I’ll admit to being skeptical when I first got the word from a friend who covers the Vatican for RAI. It seemed highly improbable— like a local urban myth. You’ve heard the one about alligators in the sewers or Nero fiddling while the city burns? How about the Holy Father doing planks by the water cooler?
But when I looked into it, it turned out to not even be much of a scoop. The Catholic media had run several stories about it, seeking to portray the new pontiff Leo XIV in the mode of a Chicago White Sox hoodie-wearing, sports-crazy everyman. As if the College of Cardinals sent up the white smoke for John Cusack.
“There are even interviews on YouTube with one of his personal trainers”, my friend told me, and now my mind really boggled. Which trainer could it be? The big guy who looks like Bluto from the Popeye cartoons? The reality turned out to be even more disconcerting.

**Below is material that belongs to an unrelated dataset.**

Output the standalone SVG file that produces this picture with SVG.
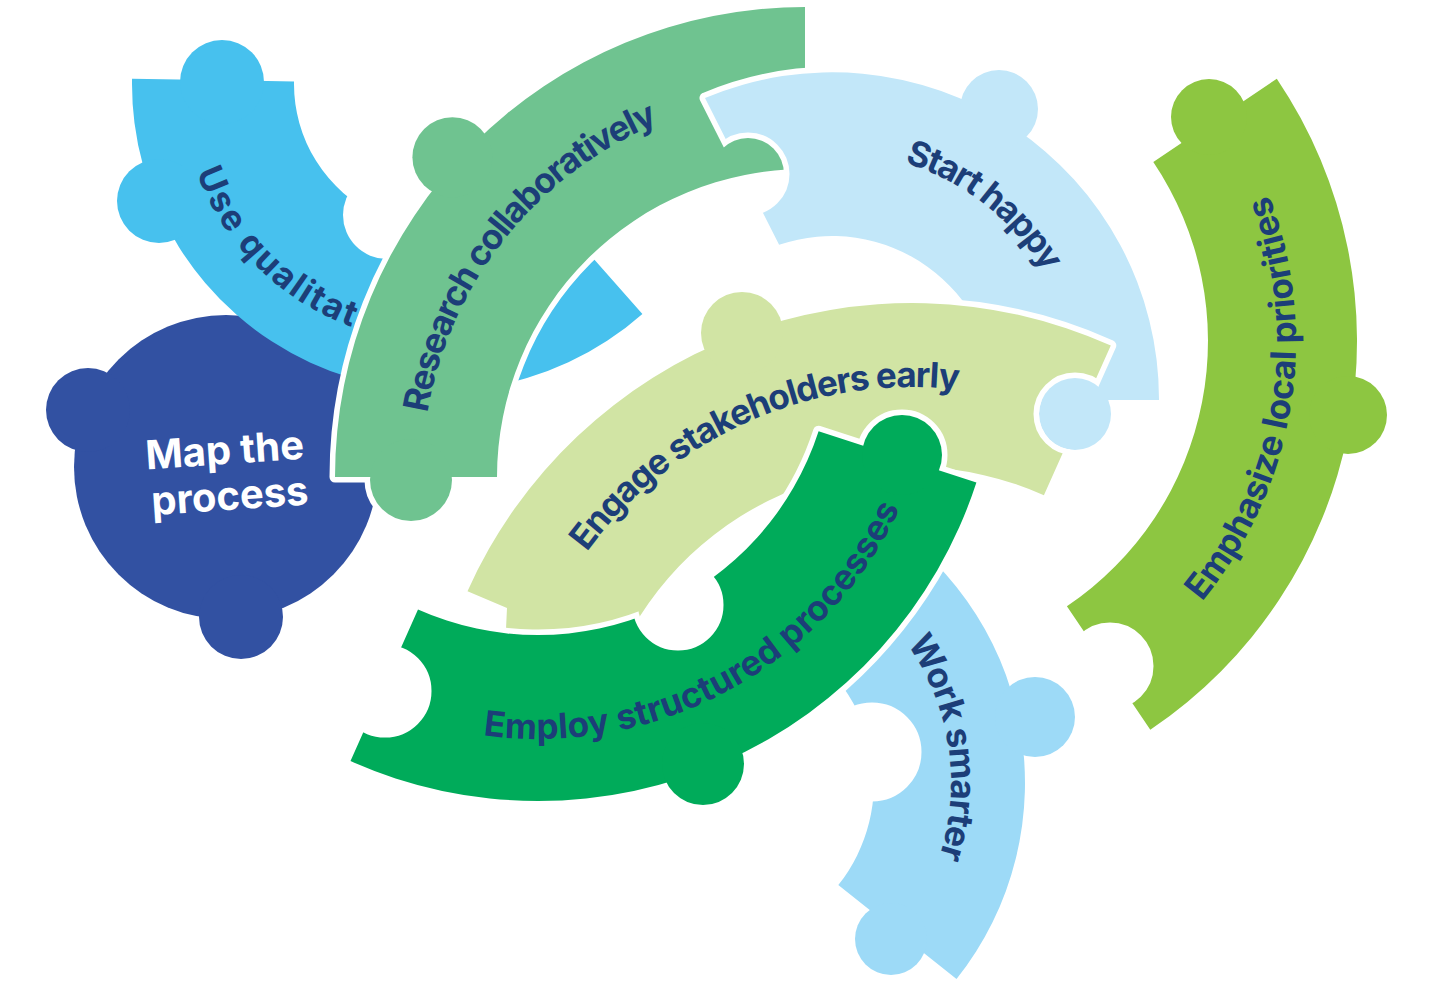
<svg xmlns="http://www.w3.org/2000/svg" xmlns:xlink="http://www.w3.org/1999/xlink" width="1433" height="997" viewBox="0 0 1433 997">
<style>
.ol{fill:#fff;stroke:#fff;stroke-width:11;stroke-linejoin:round}
.lbl{font-family:Inter,"Liberation Sans",sans-serif;font-weight:700;font-size:35px;fill:#1C3E78}
.map{font-family:Inter,"Liberation Sans",sans-serif;font-weight:700;font-size:40px;fill:#fff;text-anchor:middle}
.nb{fill:#000;stroke:#000;stroke-width:11}
</style>
<defs>
  <!-- shapes -->
  <g id="s-use">
    <path d="M642.4,313.9 A307,307 0 0 1 132.05,78.64 L294.02,81.47 A145,145 0 0 0 535.1,192.6 Z"/>
    <circle cx="222" cy="82" r="42"/>
    <circle cx="159" cy="201" r="42"/>
  </g>
  <g id="s-research">
    <path d="M335,477 A470,470 0 0 1 805,7 L805,169 A308,308 0 0 0 497,477 Z"/>
    <circle cx="452.4" cy="157.3" r="40"/>
    <circle cx="411" cy="480" r="41"/>
  </g>
  <g id="s-start">
    <path d="M705,98 A327,327 0 0 1 1159,400 L996,400 A164,164 0 0 0 779.1,244.8 Z"/>
    <circle cx="999" cy="109" r="39"/>
    <circle cx="1075" cy="414" r="36"/>
  </g>
  <g id="s-engage">
    <path d="M467.5,591.2 A487,487 0 0 1 1110.8,345.5 L1043.9,495.2 A323,323 0 0 0 617.2,658.1 L505,650 L507,608 Z"/>
    <circle cx="742" cy="333" r="41"/>
  </g>
  <g id="s-employ">
    <path d="M976.4,482.5 A461,461 0 0 1 350.5,761.1 L418,609.5 A295,295 0 0 0 818.6,431.2 Z"/>
    <circle cx="902" cy="455" r="40"/>
    <circle cx="703" cy="764" r="41"/>
  </g>
  <g id="s-work">
    <path d="M867.5,510.2 A315,315 0 0 1 956.5,979.1 L838.3,885.1 A164,164 0 0 0 792,641 Z"/>
    <circle cx="1035" cy="717" r="40"/>
    <circle cx="891" cy="939" r="36"/>
  </g>
  <g id="s-emph">
    <path d="M1276.8,78.7 A469,469 0 0 1 1150.3,729.8 L1066.9,606.3 A320,320 0 0 0 1153.3,162.1 Z"/>
    <circle cx="1209" cy="117" r="38"/>
    <circle cx="1348" cy="415" r="39"/>
  </g>

  <!-- notch masks -->
  <mask id="m-use" maskUnits="userSpaceOnUse" x="0" y="0" width="1433" height="997">
    <rect width="1433" height="997" fill="#fff"/>
    <circle cx="387" cy="215" r="44" fill="#000"/>
  </mask>
  <mask id="m-start-ol" maskUnits="userSpaceOnUse" x="0" y="0" width="1433" height="997">
    <rect width="1433" height="997" fill="#fff"/>
    <circle cx="748" cy="174" r="36" fill="#000"/>
  </mask>
  <mask id="m-start-bd" maskUnits="userSpaceOnUse" x="0" y="0" width="1433" height="997">
    <rect width="1433" height="997" fill="#fff"/>
    <circle class="nb" cx="748" cy="174" r="36"/>
  </mask>
  <mask id="m-engage-ol" maskUnits="userSpaceOnUse" x="0" y="0" width="1433" height="997">
    <rect width="1433" height="997" fill="#fff"/>
    <circle cx="1075" cy="414" r="36" fill="#000"/>
  </mask>
  <mask id="m-engage-bd" maskUnits="userSpaceOnUse" x="0" y="0" width="1433" height="997">
    <rect width="1433" height="997" fill="#fff"/>
    <circle class="nb" cx="1075" cy="414" r="36"/>
  </mask>
  <mask id="m-employ-ol" maskUnits="userSpaceOnUse" x="0" y="0" width="1433" height="997">
    <rect width="1433" height="997" fill="#fff"/>
    <circle cx="385" cy="691" r="41" fill="#000"/>
    <circle cx="678" cy="605" r="40" fill="#000"/>
  </mask>
  <mask id="m-employ-bd" maskUnits="userSpaceOnUse" x="0" y="0" width="1433" height="997">
    <rect width="1433" height="997" fill="#fff"/>
    <circle class="nb" cx="385" cy="691" r="41"/>
    <circle class="nb" cx="678" cy="605" r="40"/>
  </mask>
  <mask id="m-work-ol" maskUnits="userSpaceOnUse" x="0" y="0" width="1433" height="997">
    <rect width="1433" height="997" fill="#fff"/>
    <circle cx="872" cy="752" r="44" fill="#000"/>
  </mask>
  <mask id="m-work-bd" maskUnits="userSpaceOnUse" x="0" y="0" width="1433" height="997">
    <rect width="1433" height="997" fill="#fff"/>
    <circle class="nb" cx="872" cy="752" r="44"/>
  </mask>
  <mask id="m-emph-ol" maskUnits="userSpaceOnUse" x="0" y="0" width="1433" height="997">
    <rect width="1433" height="997" fill="#fff"/>
    <circle cx="1110" cy="666" r="38" fill="#000"/>
  </mask>
  <mask id="m-emph-bd" maskUnits="userSpaceOnUse" x="0" y="0" width="1433" height="997">
    <rect width="1433" height="997" fill="#fff"/>
    <circle class="nb" cx="1110" cy="666" r="38"/>
  </mask>

  <!-- text paths -->
  <path id="tp-use" d="M196.6,172.2 A258,258 0 0 0 359.3,329.4"/>
  <path id="tp-research" d="M427.4,413.1 A383,383 0 0 1 658.4,123.1"/>
  <path id="tp-start" d="M904.5,162.8 A248,248 0 0 1 1044.6,272.3"/>
  <path id="tp-engage" d="M586.8,552 A403,403 0 0 1 958.3,389.7"/>
  <path id="tp-employ" d="M483.2,735.2 A399,399 0 0 0 899.6,508.6"/>
  <path id="tp-work" d="M906.7,643.7 A241,241 0 0 1 939.3,857.1"/>
  <path id="tp-emph" d="M1201.9,601.6 A408,408 0 0 0 1268.9,194.8"/>
</defs>

<rect width="1433" height="997" fill="#fff"/>

<g id="node-map">
  <circle cx="226" cy="467" r="152" fill="#3251A2"/>
  <circle cx="88" cy="410" r="42" fill="#3251A2"/>
  <circle cx="241" cy="617" r="42" fill="#3251A2"/>
  <text class="map" transform="rotate(-4 227 485)"><tspan x="227" y="464">Map the</tspan><tspan x="229" y="510">process</tspan></text>
</g>

<g id="node-use">
  <use href="#s-use" fill="#47C1EE" mask="url(#m-use)"/>
  <text class="lbl"><textPath href="#tp-use" textLength="226" lengthAdjust="spacing">Use qualitat</textPath></text>
</g>

<g id="node-research">
  <use href="#s-research" class="ol"/>
  <use href="#s-research" fill="#6FC390"/>
  <text class="lbl"><textPath href="#tp-research" textLength="387" lengthAdjust="spacing">Research collaboratively</textPath></text>
</g>

<g id="node-start">
  <use href="#s-start" class="ol" mask="url(#m-start-ol)"/>
  <use href="#s-start" fill="#C2E7F9" mask="url(#m-start-bd)"/>
  <text class="lbl"><textPath href="#tp-start" textLength="182" lengthAdjust="spacing">Start happy</textPath></text>
</g>

<g id="node-engage">
  <use href="#s-engage" class="ol" mask="url(#m-engage-ol)"/>
  <use href="#s-engage" fill="#D1E4A4" mask="url(#m-engage-bd)"/>
  <text class="lbl"><textPath href="#tp-engage" textLength="425" lengthAdjust="spacing">Engage stakeholders early</textPath></text>
</g>

<g id="node-work">
  <use href="#s-work" class="ol" mask="url(#m-work-ol)"/>
  <use href="#s-work" fill="#9DDAF7" mask="url(#m-work-bd)"/>
  <text class="lbl"><textPath href="#tp-work" textLength="224" lengthAdjust="spacing">Work smarter</textPath></text>
</g>

<g id="node-employ">
  <use href="#s-employ" class="ol" mask="url(#m-employ-ol)"/>
  <use href="#s-employ" fill="#00AB5A" mask="url(#m-employ-bd)"/>
  <text class="lbl"><textPath href="#tp-employ" textLength="508" lengthAdjust="spacing">Employ structured processes</textPath></text>
</g>

<g id="node-emph">
  <use href="#s-emph" class="ol" mask="url(#m-emph-ol)"/>
  <use href="#s-emph" fill="#8DC641" mask="url(#m-emph-bd)"/>
  <text class="lbl"><textPath href="#tp-emph" textLength="432" lengthAdjust="spacing">Emphasize local priorities</textPath></text>
</g>

<g id="connectors"></g>
</svg>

When I saw the video, I immediately recognized Valerio, the soft-spoken guy who always wears a “Natural Born Trainer” t-shirt— the same one who had given C and I our fitness test and orientation at the club. That was the fitness test I had tried to avoid, then delayed, then complained about the whole way through. After I finished it, Valerio started to suggest a regimen I could follow. With a dismissiveness honed by 30 years in New York City, I thanked him for his suggestions and told him I wouldn’t be needing his services. Actually, I got C to tell him.
Now here he was on a news program talking about what a perfect client Cardinal Robert Prevost was— always kind, never complaining. According to Valerio, he has been coming to the gym two or three times a week over the past two years and is the very model of physical and mental fitness. When they started with a workout plan designed for a man in his mid-sixties, they quickly found the program too easy for him. Soon he was using a program meant for a man ten years younger. “He always had something positive to say about everything— the weather, the city, the people. I don’t think I ever heard him make a comment about anything that wasn’t positive, ” Valerio shared.
Oh perfect. Not only do I find out the pope can probably benchpress more than me, but he even does it with a smile. I’m sorry—no one told me there was a new code of conduct in the gym. I thought complaining was like sweating. It’s always been accepted as part of the fitness club experience.
So now I’m racking my brain as to what other breaches I may have committed over the past year, when His soon-to-be Holiness was over on the treadmill. Did I always properly wipe down the Technogym Cycle after I used it? Fold up my floor mat? Did I cut into the middle of anyone’s superset? Hopefully I at least got the buongiorno in the locker room right.
Whatever sins I may have committed in gym etiquette, I doubt I’ll be able to atone for them now. While he apparently remains on the membership rolls, it’s unlikely that Vatican City’s most important resident will be snaking his way past the motorbikes parked outside Rent a Scooter Roma to spend an hour on the StairMaster anytime soon. I suspect his FitCoins— rewards the club gives you each time you come— are probably gathering dust in his account.
It must be an incomprehensible transition to face in the course of a life. As impressive as Robert Prevost’s upward mobility in Rome has been, he’s hardly even changed neighborhoods during his stint in the city. From his first apartment on Via di Porta Angelica (just around the corner from Omega) to the Papal Palace, he’s still only a five minute walk from his former haunts.
But he is, as they say, a world away. One wonders if he ever reads the club’s newsletter and wishes he was once again an anonymous guy in a White Sox hoodie, racing along the treadmill, checking his pace or anticipating a post-workout carb boost at Pastasciuta.
This weekend Omega Fitness is hosting “Omega Summer Game: The Party” where, as the email puts it, “the biceps will be used to raise a full plate or a cool cocktail”. In a particularly Italian approach to fitness, Omega seems to always be throwing some sort of buffet dinner or celebration.
I hope Pope Leo knows he’s invited.
Great read!
I was giggling the whole time.
The only thing I'd change about this piece: the title. If you change it to "The Pope Goes To My Gym," I think it could go viral. We need more fun stories about the Pope!